Ideally, both you and your partner agree that your relationship will benefit from therapy. But that’s not always the case. Sometimes one partner simply doesn’t know what therapy is about but is willing to proceed cautiously. Other times your partner might refuse counseling altogether. Think about how committed you and your partner are to counseling and see which type of therapy is best for you.
Weekend Therapy requires that both partners are highly committed to counseling and are ready to put in the effort, learn new skills, and engage fully in the process.
Regular Therapy is best for couples where one or both spouses are not fully committed to making changes.

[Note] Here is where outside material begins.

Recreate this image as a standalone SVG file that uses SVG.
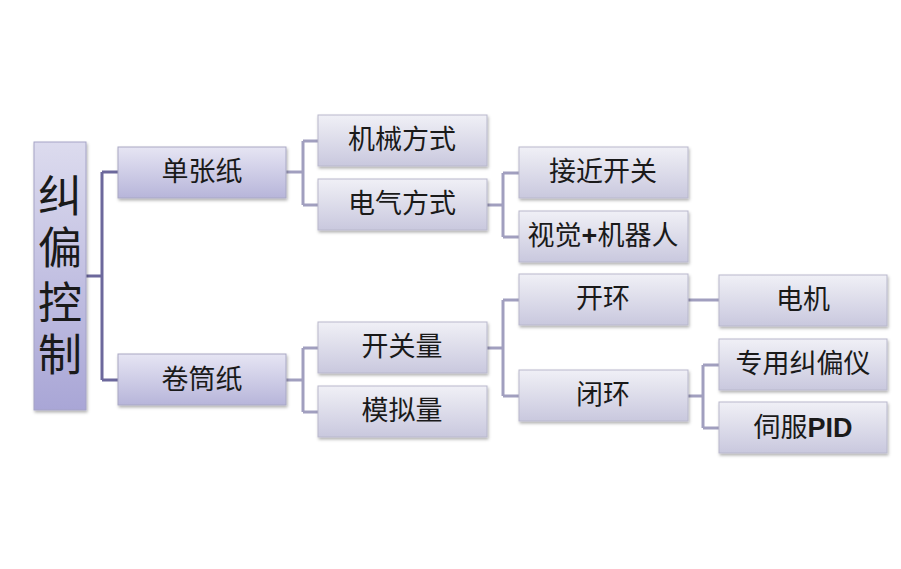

It may work better for couples who need more time to get comfortable with the therapeutic process. The slower pace of weekly couples therapy allows each spouse move at a more gradual pace.

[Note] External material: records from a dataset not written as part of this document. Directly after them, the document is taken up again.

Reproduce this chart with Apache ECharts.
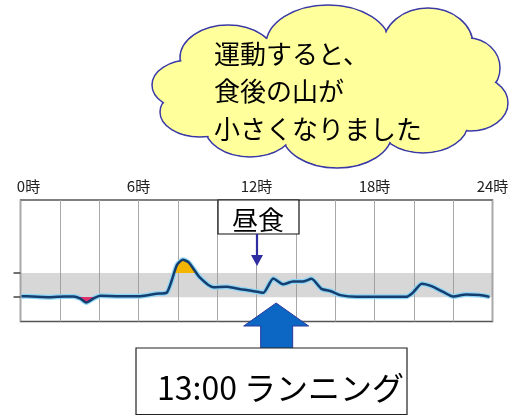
<!DOCTYPE html>
<html><head><meta charset="utf-8">
<script src="https://cdn.jsdelivr.net/npm/echarts@6/dist/echarts.min.js"></script>
<style>html,body{margin:0;padding:0;background:#fff}#c{width:513px;height:416px}</style>
</head><body><div id="c"></div>
<script>
// ---- data ----
const hours   = [0.05,0.6,1.5,2.2,2.7,3.05,3.35,3.7,4.05,5.0,6.1,6.9,7.45,7.95,8.25,8.55,9.1,9.8,10.5,11.2,11.8,12.35,12.85,13.35,13.85,14.35,14.8,15.3,15.75,16.25,17.1,18.4,19.6,19.95,20.4,20.9,21.5,22.0,22.65,23.35,23.85];
const glucose = [73,72,70,72,72,66,55,66,74,73,73,80,84,162,178,170,128,99,100,93,88,83,124,107,115,115,123,94,88,76,71,71,71,83,109,102,85,72,78,76,71];
const labelHours = [0,6,12,18,24];
const targetLow = 70, targetHigh = 140;
const lunchHour = 12, runHour = 13;
const cloudLines = ['運動すると、','食後の山が','小さくなりました'];
const lunchText = '昼食';
const runText = '13:00 ランニング';

const points = hours.map((h,i)=>[h, glucose[i]]);
const chart = echarts.init(document.getElementById('c'), null, {renderer:'canvas'});
const FONT = '"Noto Sans CJK JP","Noto Sans",sans-serif';

chart.setOption({
  animation:false,
  grid:{left:20.5, right:20.5, top:200, bottom:94.5, show:true, borderColor:'#555', borderWidth:1.5, backgroundColor:'transparent'},
  xAxis:{type:'value', min:0, max:24, interval:2, position:'top',
    axisLine:{show:false}, axisTick:{show:false},
    splitLine:{show:true, lineStyle:{color:'#a8a8a8', width:1}},
    axisLabel:{margin:6, fontSize:15, color:'#222', fontFamily:FONT, showMinLabel:true, showMaxLabel:true,
      formatter:v=> labelHours.indexOf(v)<0 ? '' : (v===0 ? '{s|0時}' : v+'時'),
      rich:{s:{fontSize:15, color:'#222', fontFamily:FONT, padding:[0,0,0,16]}}}
  },
  yAxis:{type:'value', min:0, max:350, axisLabel:{show:false}, splitLine:{show:false},
    axisLine:{show:false},
    axisTick:{show:true, length:7, inside:false, customValues:[targetLow,targetHigh], lineStyle:{color:'#444', width:1.5}}
  },
  visualMap:{show:false, type:'piecewise', seriesIndex:0, dimension:1,
    pieces:[{lt:targetLow, color:'#e2306e'},{gte:targetLow, lte:targetHigh, color:'rgba(255,255,255,0)'},{gt:targetHigh, color:'#f5b400'}]
  },
  series:[
    {type:'line', data:points, showSymbol:false, smooth:0.2, z:3.5,
      lineStyle:{width:0, opacity:0}, areaStyle:{origin:targetHigh, opacity:1},
      markArea:{silent:true, z:1, itemStyle:{color:'rgba(150,150,150,0.38)'}, data:[[{yAxis:targetLow},{yAxis:targetHigh}]]}
    },
    {type:'line', data:points, showSymbol:false, smooth:0.2, z:3, lineStyle:{color:'#8ed5f6', width:5}},
    {type:'line', data:points, showSymbol:false, smooth:0.2, z:4, lineStyle:{color:'#153e6e', width:2.5}}
  ]
});

const lunchX = chart.convertToPixel({xAxisIndex:0}, lunchHour);
const runX = chart.convertToPixel({xAxisIndex:0}, runHour);

// cloud
const ells = [
  [228,58,48,33],[328,45,62,40],[428,45,45,37],[468,68,32,30],[470,103,38,28],
  [423,123,45,30],[337,133,55,35],[250,127,45,30],[200,112,40,25],[190,85,38,25]
];
const gfx = [];
ells.forEach(e=>gfx.push({type:'ellipse', shape:{cx:e[0],cy:e[1],rx:e[2],ry:e[3]}, style:{fill:'#ffff9c', stroke:'#3a3aa6', lineWidth:1.5}, z:10}));
ells.forEach(e=>gfx.push({type:'ellipse', shape:{cx:e[0],cy:e[1],rx:e[2]-1.2,ry:e[3]-1.2}, style:{fill:'#ffff9c'}, z:11}));
gfx.push({type:'ellipse', shape:{cx:330,cy:88,rx:140,ry:55}, style:{fill:'#ffff9c'}, z:11});
cloudLines.forEach((t,i)=>gfx.push({type:'text', x:214, y:54+i*37.5, style:{text:t, font:'26px '+FONT, fill:'#000', textVerticalAlign:'middle', textAlign:'left'}, z:12}));

// lunch box + arrow
gfx.push({type:'rect', shape:{x:lunchX-38.5, y:200, width:81, height:34}, style:{fill:'#fff', stroke:'#111', lineWidth:1.2}, z:10});
gfx.push({type:'text', x:lunchX+1.5, y:220, style:{text:lunchText, font:'26px '+FONT, fill:'#000', textAlign:'center', textVerticalAlign:'middle'}, z:11});
gfx.push({type:'line', shape:{x1:lunchX+0.5, y1:234, x2:lunchX+0.5, y2:257}, style:{stroke:'#2e2ea0', lineWidth:2.2}, z:10});
gfx.push({type:'polygon', shape:{points:[[lunchX-5.5,255],[lunchX+6.5,255],[lunchX+0.5,266]]}, style:{fill:'#2e2ea0'}, z:10});

// running block arrow
gfx.push({type:'polygon', shape:{points:[[runX,303],[runX+32.5,326],[runX+16.5,326],[runX+16.5,349],[runX-15.5,349],[runX-15.5,326],[runX-32.5,326]]},
  style:{fill:'#0b66c4', stroke:'#2c3a9c', lineWidth:1}, z:10});
gfx.push({type:'rect', shape:{x:136, y:348, width:271, height:66.5}, style:{fill:'#fff', stroke:'#222', lineWidth:1.2}, z:10});
gfx.push({type:'text', x:157, y:388, style:{text:runText, font:'32px '+FONT, fill:'#000', textAlign:'left', textVerticalAlign:'middle'}, z:11});

chart.setOption({graphic:{elements:gfx}});
</script></body></html>
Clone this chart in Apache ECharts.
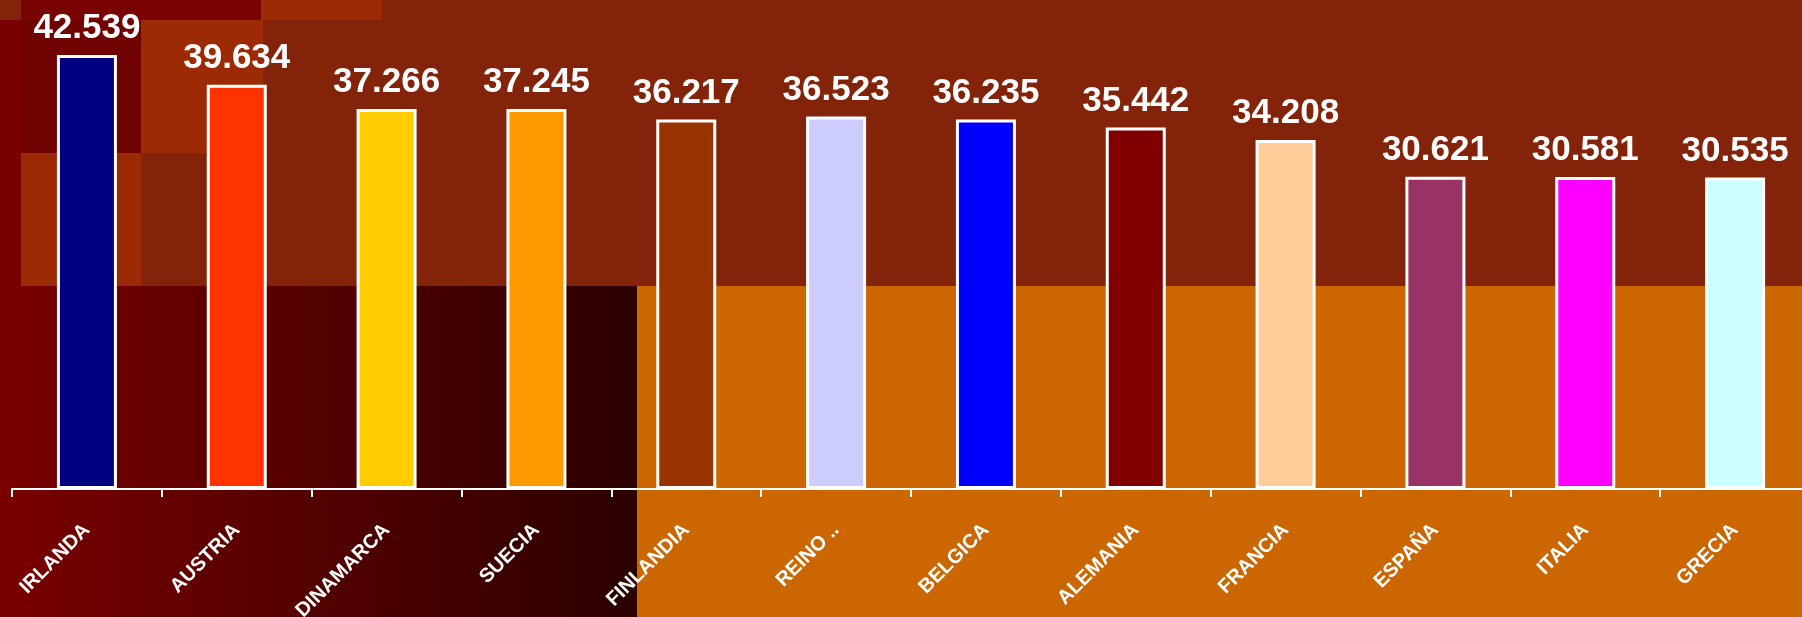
<!DOCTYPE html>
<html>
<head>
<meta charset="utf-8">
<script src="https://cdn.jsdelivr.net/npm/echarts@6/dist/echarts.min.js"></script>
<style>
  html, body { margin: 0; padding: 0; }
  #chart { width: 1802px; height: 617px; }
</style>
</head>
<body>
<div id="chart"></div>
<script>
// datos
var paises = ['IRLANDA', 'AUSTRIA', 'DINAMARCA', 'SUECIA', 'FINLANDIA', 'REINO ..',
  'BELGICA', 'ALEMANIA', 'FRANCIA', 'ESPAÑA', 'ITALIA', 'GRECIA'];
var valores = [42.539, 39.634, 37.266, 37.245, 36.217, 36.523,
  36.235, 35.442, 34.208, 30.621, 30.581, 30.535];
var colores = ['#000080', '#FF3300', '#FFCC00', '#FF9900', '#993300', '#CCCCFF',
  '#0000FF', '#800000', '#FFCC99', '#993366', '#FF00FF', '#CCFFFF'];

var chart = echarts.init(document.getElementById('chart'));

/*
* fondo de bloques (decoracion)
* */
function bloque(x, y, w, h, fill) {
  return {
    type: 'rect',
    z: -10,
    silent: true,
    shape: {x: x, y: y, width: w, height: h},
    style: {fill: fill}
  };
}

function getFondo() {
  return [
    bloque(21, 0, 240, 20, '#7a0404'),
    bloque(261, 0, 121, 20, '#9c2a05'),
    bloque(0, 20, 21, 266, '#780000'),
    bloque(21, 20, 120, 133, '#700202'),
    bloque(141, 20, 122, 133, '#9c2a05'),
    bloque(21, 153, 120, 133, '#9c2a05'),
    bloque(0, 286, 637, 331, {
      type: 'linear', x: 0, y: 0, x2: 1, y2: 0,
      colorStops: [{offset: 0, color: '#7a0000'}, {offset: 1, color: '#2c0000'}]
    }),
    bloque(637, 286, 1165, 331, '#cc6600')
  ];
}

chart.setOption({
  animation: false,
  backgroundColor: '#83240a',
  graphic: getFondo(),
  grid: {
    left: 12,
    top: 30,
    width: 1798,
    bottom: 128,
    containLabel: false,
    outerBoundsMode: 'none'
  },
  xAxis: {
    type: 'category',
    data: paises,
    axisLine: {show: true, lineStyle: {color: '#ffffff', width: 2}},
    axisTick: {show: true, alignWithLabel: false, length: 8, lineStyle: {color: '#ffffff', width: 2}},
    axisLabel: {
      interval: 0,
      rotate: 45,
      margin: 38,
      color: '#ffffff',
      fontSize: 20,
      fontWeight: 'bold',
      fontFamily: 'Liberation Sans, Arial, sans-serif'
    },
    splitLine: {show: false}
  },
  yAxis: {
    type: 'value',
    min: 0,
    max: 45,
    show: false
  },
  series: [{
    type: 'bar',
    barWidth: 60,
    data: valores.map(function (v, i) {
      return {value: v, itemStyle: {color: colores[i]}};
    }),
    itemStyle: {
      borderColor: '#ffffff',
      borderWidth: 3
    },
    label: {
      show: true,
      position: 'top',
      distance: 9,
      color: '#ffffff',
      fontSize: 35,
      fontWeight: 'bold',
      fontFamily: 'Liberation Sans, Arial, sans-serif',
      formatter: function (p) {
        return p.value.toFixed(3);
      }
    }
  }]
});
</script>
</body>
</html>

It is possible to repair a marriage under stress if both partners possess the deep motivation to do the necessary work. If you or your partner feel ambivalent about repairing your marriage, you’ll need to figure out your level of motivation before healing can begin.
Weekend Therapy will work for those who are inherently motivated to get as much out of the experience as possible. Spouses both focus on putting in the time and work needed to heal or make decisions about their marriage.

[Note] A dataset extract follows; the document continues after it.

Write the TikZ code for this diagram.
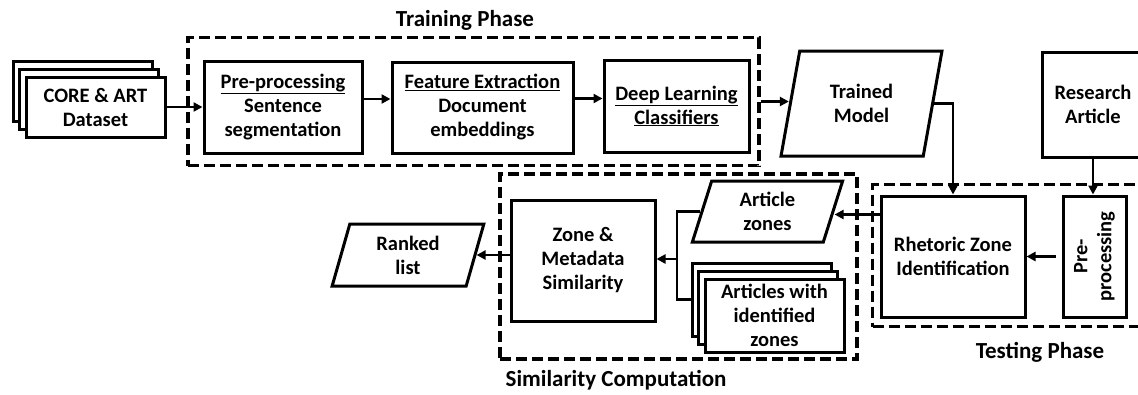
\documentclass[tikz,border=0pt]{standalone}
\usepackage{fontspec}
\setmainfont{Carlito}
\usetikzlibrary{shapes.geometric,shadows,arrows.meta}
\begin{document}
\begin{tikzpicture}[x=1pt, y=-1pt, line width=2.8pt, >={Triangle[length=9pt,width=9pt]},
    every node/.style={font=\fontsize{20.5}{24}\selectfont\bfseries, align=center, inner sep=0pt},
    box/.style={draw, line width=3pt, fill=white},
    stack/.style={box, double copy shadow={shadow xshift=-6.5pt, shadow yshift=8pt}},
    data/.style={draw, line width=3pt, trapezium, trapezium left angle=76, trapezium right angle=104, trapezium stretches=true},
    frame/.style={draw, dash pattern=on 11pt off 5pt, line width=3.2pt},
    phase/.style={font=\fontsize{23}{28}\selectfont\bfseries}]
        \clip (0,0) rectangle (1138,394);
        \node[frame, minimum width=571pt, minimum height=128pt] (training) at (473.5,101.5) {};
        \node[phase] (trainlbl) at (465,20) {Training Phase};
        \node[frame, minimum width=300pt, minimum height=142pt, anchor=north west] (testing) at (871,183) {};
        \node[phase] (testlbl) at (1040,352) {Testing Phase};
        \node[frame, minimum width=357pt, minimum height=185pt] (simil) at (678.5,266.5) {};
        \node[phase] (simlbl) at (616,380) {Similarity Computation};
        \node[stack, minimum width=139pt, minimum height=60pt] (core) at (95.5,107) {CORE \& ART\\Dataset};
        \node[box, minimum width=158pt, minimum height=92pt] (prep) at (283,107) {\underline{Pre-processing}\\Sentence\\segmentation};
        \node[box, minimum width=181pt, minimum height=91pt] (feat) at (482.5,107.5) {\underline{Feature Extraction}\\Document\\embeddings};
        \node[box, minimum width=145pt, minimum height=92pt] (deep) at (676.5,106) {\underline{Deep Learning}\\\underline{Classifiers}};
        \node[data, minimum width=161pt, minimum height=105pt] (trained) at (861.5,103.5) {Trained\\Model};
        \node[box, minimum width=102pt, minimum height=105pt] (article) at (1093,104.5) {Research\\Article};
        \node[box, minimum width=144pt, minimum height=121pt] (rzi) at (953,256.5) {Rhetoric Zone\\Identification};
        \node[box, rotate=90, minimum width=121pt, minimum height=63pt] (prep2) at (1094.5,256.5) {Pre-\\processing};
        \node[box, minimum width=144pt, minimum height=121pt] (zms) at (583,260.5) {Zone \&\\Metadata\\Similarity};
        \node[data, minimum width=151pt, minimum height=61pt] (zones) at (767.5,211.5) {Article\\zones};
        \node[stack, minimum width=139pt, minimum height=73pt] (idzones) at (774.5,315.5) {Articles with\\identified\\zones};
        \node[data, minimum width=152pt, minimum height=62pt] (ranked) at (408,255) {Ranked\\list};
        \coordinate (bus) at (677,259);
        \draw[->] (core) -- (prep);
        \draw[->] ([yshift=8pt]prep.east) -- ([yshift=8pt]prep.east -| feat.west);
        \draw[->] ([yshift=9pt]feat.east) -- ([yshift=9pt]feat.east -| deep.west);
        \draw[->] (training.east) -- (training.east -| trained.west);
        \draw[->] (trained.east) -| (rzi.north);
        \draw[->] (article.south) -- (article.south |- prep2.east);
        \draw[->, shorten <=6pt] (prep2.north) -- (prep2.north -| rzi.east);
        \draw[->] ([yshift=-3pt]rzi.west |- zones.east) -- ([yshift=-3pt]zones.east);
        \draw (zones.west) -| (bus) |- ([xshift=-13pt,yshift=16pt]idzones.west);
        \draw[->] (bus) -- (bus -| zms.east);
        \draw[->] (zms.west |- ranked.east) -- (ranked.east);
\end{tikzpicture}
\end{document}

Regular Therapy is a good option for couples where one or both spouses are not motivated to make changes. Because it’s a slower process, both partners have more time to think about their goals and how they’d like to proceed.
Therapy needs to fit well into your schedule so that you can receive the greatest benefit from it. It’s about making therapy a priority and being able to deal with the trade-offs.
Weekend Therapy is best for couples who can dedicate 2 – 3 days to exclusively focus on their marriage. You will need to set aside work, kids, and other responsibilities to make time for working on your marriage. If you’re ready to super-charge your counseling journey, a marriage retreat will get you faster results than traditional therapy.
Regular Therapy will work for those who can carve out time for counseling on a regular, ongoing basis. You will have the time and space needed to make steady progress. If this slower pace of therapy is better for your schedule, then this may be the best option for you.
It’s important to note that some couples begin with regular therapy and switch to a marriage intensive retreat. The switch usually happens when they feel ready or when the traditional approach stops working. The choice varies couple by couple, and may require adjustments over time. One thing is for sure – the sooner you get the right therapeutic support, the better the chances of getting your marriage back on track.